Canberra will also enjoy his short kicking game. Fogarty found repeat sets pretty readily in 2021, forcing 11 (that compares favourable to any Raider). His long kicking game doesn’t find the grass enough, but that’s never been a strength of this side. Hopefully Wighton and Hodgson can take a larger role in that role. Oh yeah, and he can kick goals. Bonza.
Defensively he’s not Chanel Harris-Tavita but he’s hardly a liability. He’s not laterally agile either, so he’ll need to work closely with Timoko and whoever plays at right backrow to ensure that defensive edge returns to a space where it’s more 2019 than 2021. But the important thing is he’s willing in contact, and that’s the thing you need most from your halves and hookers.
The major criticism of Fogarty’s game is his relative lack of pace and agility (as Josh Papalii discovered so famously). He’s not quick, and he’ll never beat his man with anything other than footy intellect. That always puts a limit on how good he can be, but given how many ‘brilliant’ athletes the Milk have in the squad, it’s nice that the person with their hand on the tiller drives safe and slow.
Fogarty is 27 and this eliminates some of the risk associated with picking up a new half. He’s spent plenty of time playing cup footy in Queensland, so like the Hussey’s playing shield cricket for years before making the top line, he knows his game inside out. He rarely stretches beyond what he’s capable of, and it never feels like he’s holding the side back, even if he might not be propelling them forward. That knowledge of self will be critical, because he’ll be coached by the man who puts more halves offside than a dodgy linesman. Tough love is hard when you’re not sure of your game. Hopefully years toiling away in obscurity means Fogarty is suitably secure.
A two-year deal is a good fit with the squad going forward too. It should give Brad Schneider the time he needs playing cup footy to develop his own game, and the Raiders the time to observe him to know what they have. They’ve missed so much of that opportunity over the last two years, and this deal resets the clock on what Schneider might be (not to mention to bevy of Queensland talent they’re bringing down such as Mason Pintegne). He won’t be on massive coin – though likely more than most would pay him (huzzah for the Canberra recruitment tax), but won’t end their ability to stay in play for tormented talent that becomes available. The only sticking point for me is not about him, but rather the ongoing fit of Josh Hodgson into this mix. As we’ve said before, Starling has been anointed, and Fogarty doesn’t need someone to essentially do his job for him.
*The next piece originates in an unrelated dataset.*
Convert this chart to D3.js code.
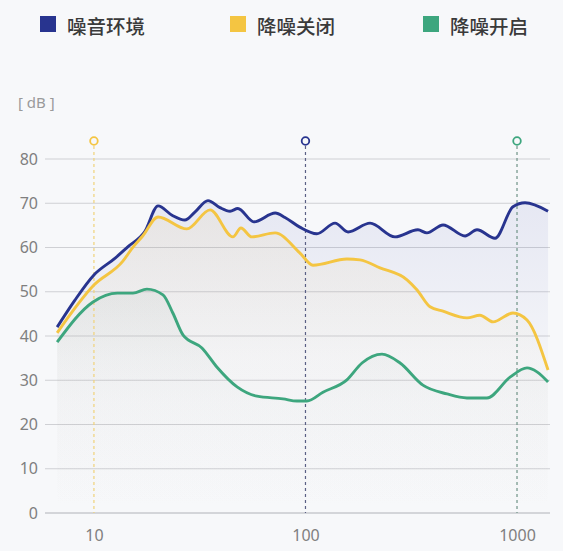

Assuming a two-year deal at a reasonable price, Fogarty is a smart pick up for the Green Machine. He’s not exciting, and won’t single-handedly drag the side to the finals. But he’s a square peg square hold for the Milk, providing the organisation, ball play and short kicking game that they need. He’s hardly a saviour – the Raiders won’t return to relevance just because Jamal Fogarty is in the side – but he won’t hold them back. Indeed he might just help some other players focus on what they do best.